— START OF Data extract —

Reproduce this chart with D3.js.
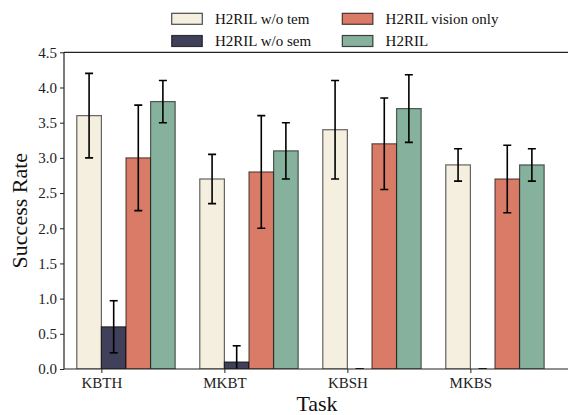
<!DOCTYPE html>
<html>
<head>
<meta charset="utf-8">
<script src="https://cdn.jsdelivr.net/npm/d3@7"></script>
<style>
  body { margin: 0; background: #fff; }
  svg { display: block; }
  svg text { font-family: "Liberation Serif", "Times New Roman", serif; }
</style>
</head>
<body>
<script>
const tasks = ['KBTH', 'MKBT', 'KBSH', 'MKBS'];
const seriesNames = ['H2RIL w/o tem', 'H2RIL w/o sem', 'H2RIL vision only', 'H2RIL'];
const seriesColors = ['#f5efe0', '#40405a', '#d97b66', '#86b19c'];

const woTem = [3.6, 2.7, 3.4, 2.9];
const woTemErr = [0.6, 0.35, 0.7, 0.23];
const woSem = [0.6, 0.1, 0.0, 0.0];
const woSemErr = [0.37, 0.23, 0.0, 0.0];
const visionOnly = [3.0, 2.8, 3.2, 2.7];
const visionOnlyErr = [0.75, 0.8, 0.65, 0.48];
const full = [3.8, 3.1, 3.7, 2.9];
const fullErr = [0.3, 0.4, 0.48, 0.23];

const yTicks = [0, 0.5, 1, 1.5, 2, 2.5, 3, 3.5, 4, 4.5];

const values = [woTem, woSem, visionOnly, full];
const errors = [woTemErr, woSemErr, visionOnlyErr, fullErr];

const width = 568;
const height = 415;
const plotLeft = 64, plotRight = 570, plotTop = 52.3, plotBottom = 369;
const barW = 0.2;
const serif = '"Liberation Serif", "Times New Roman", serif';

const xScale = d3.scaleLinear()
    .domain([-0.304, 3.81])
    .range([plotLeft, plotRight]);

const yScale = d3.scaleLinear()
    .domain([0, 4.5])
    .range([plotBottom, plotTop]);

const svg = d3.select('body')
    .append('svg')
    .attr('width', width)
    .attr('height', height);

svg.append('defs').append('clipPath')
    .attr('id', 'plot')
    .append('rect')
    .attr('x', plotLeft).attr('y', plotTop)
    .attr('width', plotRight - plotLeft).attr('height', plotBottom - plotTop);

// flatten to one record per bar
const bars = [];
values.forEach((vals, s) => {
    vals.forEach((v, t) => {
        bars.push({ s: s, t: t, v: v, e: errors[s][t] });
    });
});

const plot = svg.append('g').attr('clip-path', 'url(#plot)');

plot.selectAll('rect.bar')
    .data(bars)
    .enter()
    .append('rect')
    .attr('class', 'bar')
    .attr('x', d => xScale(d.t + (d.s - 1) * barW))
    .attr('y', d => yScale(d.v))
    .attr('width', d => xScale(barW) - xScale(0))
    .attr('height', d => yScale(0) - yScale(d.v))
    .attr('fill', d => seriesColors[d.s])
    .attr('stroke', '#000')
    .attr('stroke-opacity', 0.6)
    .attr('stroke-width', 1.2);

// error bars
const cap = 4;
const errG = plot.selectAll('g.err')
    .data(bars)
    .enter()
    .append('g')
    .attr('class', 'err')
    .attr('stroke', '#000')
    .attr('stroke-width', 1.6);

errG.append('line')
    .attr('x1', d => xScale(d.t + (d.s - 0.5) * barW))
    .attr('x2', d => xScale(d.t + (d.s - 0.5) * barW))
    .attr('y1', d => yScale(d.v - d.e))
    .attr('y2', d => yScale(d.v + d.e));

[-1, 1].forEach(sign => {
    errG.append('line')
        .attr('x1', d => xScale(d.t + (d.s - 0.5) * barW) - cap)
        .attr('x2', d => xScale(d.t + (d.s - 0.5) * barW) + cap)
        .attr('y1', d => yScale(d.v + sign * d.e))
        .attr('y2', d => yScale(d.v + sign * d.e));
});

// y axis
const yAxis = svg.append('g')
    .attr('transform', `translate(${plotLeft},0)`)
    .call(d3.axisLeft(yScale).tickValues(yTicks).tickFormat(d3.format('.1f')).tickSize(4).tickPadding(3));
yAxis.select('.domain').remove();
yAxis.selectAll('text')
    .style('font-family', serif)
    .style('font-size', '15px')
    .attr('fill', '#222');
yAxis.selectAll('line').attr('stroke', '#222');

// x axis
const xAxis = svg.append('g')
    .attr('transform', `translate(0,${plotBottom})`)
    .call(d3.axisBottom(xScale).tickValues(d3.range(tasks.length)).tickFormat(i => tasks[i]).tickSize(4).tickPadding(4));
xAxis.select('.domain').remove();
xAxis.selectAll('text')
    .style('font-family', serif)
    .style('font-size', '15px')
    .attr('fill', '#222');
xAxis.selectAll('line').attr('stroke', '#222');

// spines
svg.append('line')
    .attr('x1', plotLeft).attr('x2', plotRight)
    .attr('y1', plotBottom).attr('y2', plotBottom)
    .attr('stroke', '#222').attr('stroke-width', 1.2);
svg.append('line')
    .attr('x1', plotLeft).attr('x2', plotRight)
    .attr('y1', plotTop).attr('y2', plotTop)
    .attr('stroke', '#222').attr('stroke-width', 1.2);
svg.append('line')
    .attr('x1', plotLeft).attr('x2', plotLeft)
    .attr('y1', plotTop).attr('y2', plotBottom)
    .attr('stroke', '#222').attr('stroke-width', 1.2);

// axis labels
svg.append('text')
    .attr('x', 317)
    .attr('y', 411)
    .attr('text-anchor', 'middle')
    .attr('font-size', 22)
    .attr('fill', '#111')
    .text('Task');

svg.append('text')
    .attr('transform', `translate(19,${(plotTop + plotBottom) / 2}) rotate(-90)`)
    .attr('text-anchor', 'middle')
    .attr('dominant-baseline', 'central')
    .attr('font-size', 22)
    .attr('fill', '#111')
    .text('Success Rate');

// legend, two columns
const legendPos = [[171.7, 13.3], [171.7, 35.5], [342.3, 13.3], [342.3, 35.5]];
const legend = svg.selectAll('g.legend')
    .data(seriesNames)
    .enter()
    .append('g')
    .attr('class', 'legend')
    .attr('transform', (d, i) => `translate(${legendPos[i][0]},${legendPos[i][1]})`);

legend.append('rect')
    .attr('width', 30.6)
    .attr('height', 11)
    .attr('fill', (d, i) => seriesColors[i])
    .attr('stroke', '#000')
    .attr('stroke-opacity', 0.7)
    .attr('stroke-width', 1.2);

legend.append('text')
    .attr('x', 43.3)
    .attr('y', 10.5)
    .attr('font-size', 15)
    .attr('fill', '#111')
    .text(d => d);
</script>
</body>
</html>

— END OF Data extract —

Instruction – Repeat the data in full and exactly. Omit pictures.

Output –
Reproduce this chart with D3.js.
<!DOCTYPE html>
<html>
<head>
<meta charset="utf-8">
<script src="https://cdn.jsdelivr.net/npm/d3@7"></script>
<style>
  body { margin: 0; background: #fff; }
  svg { display: block; }
  svg text { font-family: "Liberation Serif", "Times New Roman", serif; }
</style>
</head>
<body>
<script>
const tasks = ['KBTH', 'MKBT', 'KBSH', 'MKBS'];
const seriesNames = ['H2RIL w/o tem', 'H2RIL w/o sem', 'H2RIL vision only', 'H2RIL'];
const seriesColors = ['#f5efe0', '#40405a', '#d97b66', '#86b19c'];

const woTem = [3.6, 2.7, 3.4, 2.9];
const woTemErr = [0.6, 0.35, 0.7, 0.23];
const woSem = [0.6, 0.1, 0.0, 0.0];
const woSemErr = [0.37, 0.23, 0.0, 0.0];
const visionOnly = [3.0, 2.8, 3.2, 2.7];
const visionOnlyErr = [0.75, 0.8, 0.65, 0.48];
const full = [3.8, 3.1, 3.7, 2.9];
const fullErr = [0.3, 0.4, 0.48, 0.23];

const yTicks = [0, 0.5, 1, 1.5, 2, 2.5, 3, 3.5, 4, 4.5];

const values = [woTem, woSem, visionOnly, full];
const errors = [woTemErr, woSemErr, visionOnlyErr, fullErr];

const width = 568;
const height = 415;
const plotLeft = 64, plotRight = 570, plotTop = 52.3, plotBottom = 369;
const barW = 0.2;
const serif = '"Liberation Serif", "Times New Roman", serif';

const xScale = d3.scaleLinear()
    .domain([-0.304, 3.81])
    .range([plotLeft, plotRight]);

const yScale = d3.scaleLinear()
    .domain([0, 4.5])
    .range([plotBottom, plotTop]);

const svg = d3.select('body')
    .append('svg')
    .attr('width', width)
    .attr('height', height);

svg.append('defs').append('clipPath')
    .attr('id', 'plot')
    .append('rect')
    .attr('x', plotLeft).attr('y', plotTop)
    .attr('width', plotRight - plotLeft).attr('height', plotBottom - plotTop);

// flatten to one record per bar
const bars = [];
values.forEach((vals, s) => {
    vals.forEach((v, t) => {
        bars.push({ s: s, t: t, v: v, e: errors[s][t] });
    });
});

const plot = svg.append('g').attr('clip-path', 'url(#plot)');

plot.selectAll('rect.bar')
    .data(bars)
    .enter()
    .append('rect')
    .attr('class', 'bar')
    .attr('x', d => xScale(d.t + (d.s - 1) * barW))
    .attr('y', d => yScale(d.v))
    .attr('width', d => xScale(barW) - xScale(0))
    .attr('height', d => yScale(0) - yScale(d.v))
    .attr('fill', d => seriesColors[d.s])
    .attr('stroke', '#000')
    .attr('stroke-opacity', 0.6)
    .attr('stroke-width', 1.2);

// error bars
const cap = 4;
const errG = plot.selectAll('g.err')
    .data(bars)
    .enter()
    .append('g')
    .attr('class', 'err')
    .attr('stroke', '#000')
    .attr('stroke-width', 1.6);

errG.append('line')
    .attr('x1', d => xScale(d.t + (d.s - 0.5) * barW))
    .attr('x2', d => xScale(d.t + (d.s - 0.5) * barW))
    .attr('y1', d => yScale(d.v - d.e))
    .attr('y2', d => yScale(d.v + d.e));

[-1, 1].forEach(sign => {
    errG.append('line')
        .attr('x1', d => xScale(d.t + (d.s - 0.5) * barW) - cap)
        .attr('x2', d => xScale(d.t + (d.s - 0.5) * barW) + cap)
        .attr('y1', d => yScale(d.v + sign * d.e))
        .attr('y2', d => yScale(d.v + sign * d.e));
});

// y axis
const yAxis = svg.append('g')
    .attr('transform', `translate(${plotLeft},0)`)
    .call(d3.axisLeft(yScale).tickValues(yTicks).tickFormat(d3.format('.1f')).tickSize(4).tickPadding(3));
yAxis.select('.domain').remove();
yAxis.selectAll('text')
    .style('font-family', serif)
    .style('font-size', '15px')
    .attr('fill', '#222');
yAxis.selectAll('line').attr('stroke', '#222');

// x axis
const xAxis = svg.append('g')
    .attr('transform', `translate(0,${plotBottom})`)
    .call(d3.axisBottom(xScale).tickValues(d3.range(tasks.length)).tickFormat(i => tasks[i]).tickSize(4).tickPadding(4));
xAxis.select('.domain').remove();
xAxis.selectAll('text')
    .style('font-family', serif)
    .style('font-size', '15px')
    .attr('fill', '#222');
xAxis.selectAll('line').attr('stroke', '#222');

// spines
svg.append('line')
    .attr('x1', plotLeft).attr('x2', plotRight)
    .attr('y1', plotBottom).attr('y2', plotBottom)
    .attr('stroke', '#222').attr('stroke-width', 1.2);
svg.append('line')
    .attr('x1', plotLeft).attr('x2', plotRight)
    .attr('y1', plotTop).attr('y2', plotTop)
    .attr('stroke', '#222').attr('stroke-width', 1.2);
svg.append('line')
    .attr('x1', plotLeft).attr('x2', plotLeft)
    .attr('y1', plotTop).attr('y2', plotBottom)
    .attr('stroke', '#222').attr('stroke-width', 1.2);

// axis labels
svg.append('text')
    .attr('x', 317)
    .attr('y', 411)
    .attr('text-anchor', 'middle')
    .attr('font-size', 22)
    .attr('fill', '#111')
    .text('Task');

svg.append('text')
    .attr('transform', `translate(19,${(plotTop + plotBottom) / 2}) rotate(-90)`)
    .attr('text-anchor', 'middle')
    .attr('dominant-baseline', 'central')
    .attr('font-size', 22)
    .attr('fill', '#111')
    .text('Success Rate');

// legend, two columns
const legendPos = [[171.7, 13.3], [171.7, 35.5], [342.3, 13.3], [342.3, 35.5]];
const legend = svg.selectAll('g.legend')
    .data(seriesNames)
    .enter()
    .append('g')
    .attr('class', 'legend')
    .attr('transform', (d, i) => `translate(${legendPos[i][0]},${legendPos[i][1]})`);

legend.append('rect')
    .attr('width', 30.6)
    .attr('height', 11)
    .attr('fill', (d, i) => seriesColors[i])
    .attr('stroke', '#000')
    .attr('stroke-opacity', 0.7)
    .attr('stroke-width', 1.2);

legend.append('text')
    .attr('x', 43.3)
    .attr('y', 10.5)
    .attr('font-size', 15)
    .attr('fill', '#111')
    .text(d => d);
</script>
</body>
</html>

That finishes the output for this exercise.